In that basket of excess they would put the extra incentive President Joe Biden and his fellow Democrats have fashioned to entice Mississippi and the other 11 holdout states to expand Medicaid to the working poor.
Although it’s a legitimate criticism of what is about to be the third major stimulus bill passed by Congress during the pandemic, Mississippi would be insane to not take advantage of the coming offer and do what it should have done a decade ago.
The latest deal would be even better for this state than the exceedingly generous original one.
Back then, the federal government said it would pay 100% of the benefit costs for the first three years of the expansion, gradually scaling back to 90%, which is where it is now for the participating states. For Mississippi, that 10% difference would have equated to somewhere around $100 million a year.
The new deal would stick to the 90% federal match on the new tier of enrollees, but the state would get an extra 5% bump for two years on the federal cost share for traditional Medicaid. Mississippi already gets the most generous match in the country for traditional Medicaid, and this add-on would put it at around 90% as well. State Sen.

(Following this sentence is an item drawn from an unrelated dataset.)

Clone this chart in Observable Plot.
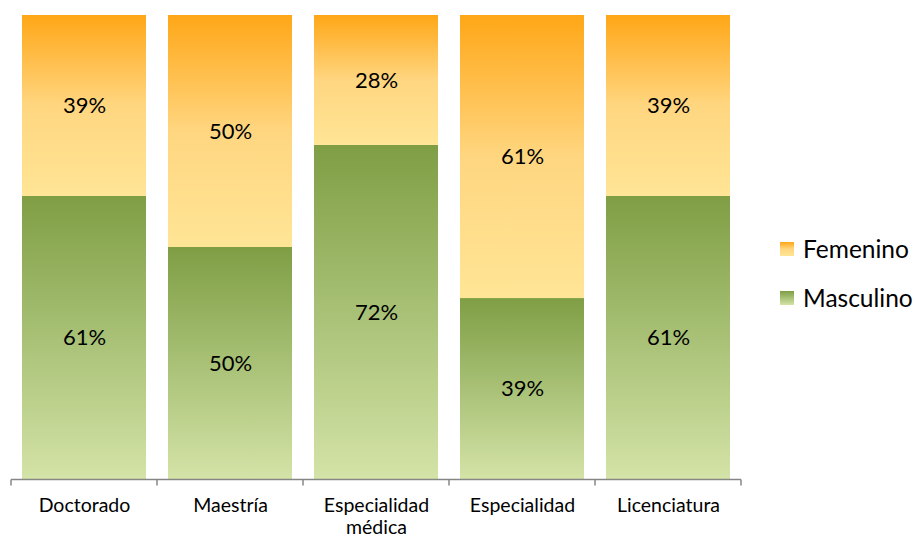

Hob Bryan, the Democratic chair of the Public Health Committee and a proponent of Medicaid expansion, says the 5% bump would translate into about $300 million a year.
“For a number of years, the federal government has been offering us $1 million a day to take care of sick people,” Bryan told Mississippi Today. “Now they are offering $1 million a day to take that other $1 million a day.”
As incredible as that sounds, Bryan is actually underestimating how absurdly good the deal is. It’s more like the government is offering $1 million a day to take $3 million a day that was already on the table.
Mississippi has been passing on about $1 billion a year in new federal health-care spending. The new incentive would add around 30% more than that for the first two years. Think of how much good that kind of money would do this state in terms of generating economic activity and jobs, shoring up financially troubled hospitals and helping working people who can’t make enough to afford private health insurance but make too much to be eligible for traditional Medicaid.
Mississippi should jump at the offer. Instead, with Republican Gov. Tate Reeves firmly opposed to expansion, and with the Republican majorities in the Legislature following suit, about the most the GOP leadership says it is willing to do is study the prospect some more and take it up again in 2022.
In the entire history of Mississippi’s economic development efforts, it’s unlikely that there has ever been another investment of state dollars that has produced a guaranteed return like this: 12-to-1 in the first two years, and 9-to-1 after that. If it were a private company offering such a bargain, the state would write the check tomorrow.
Only because Medicaid expansion started with a Democratic president, Barack Obama, and is being pushed by another Democratic president, Joe Biden, does Mississippi balk. The state is putting its politics ahead of its brain.
If it stubbornly continues to do so, that brain needs a thorough examination.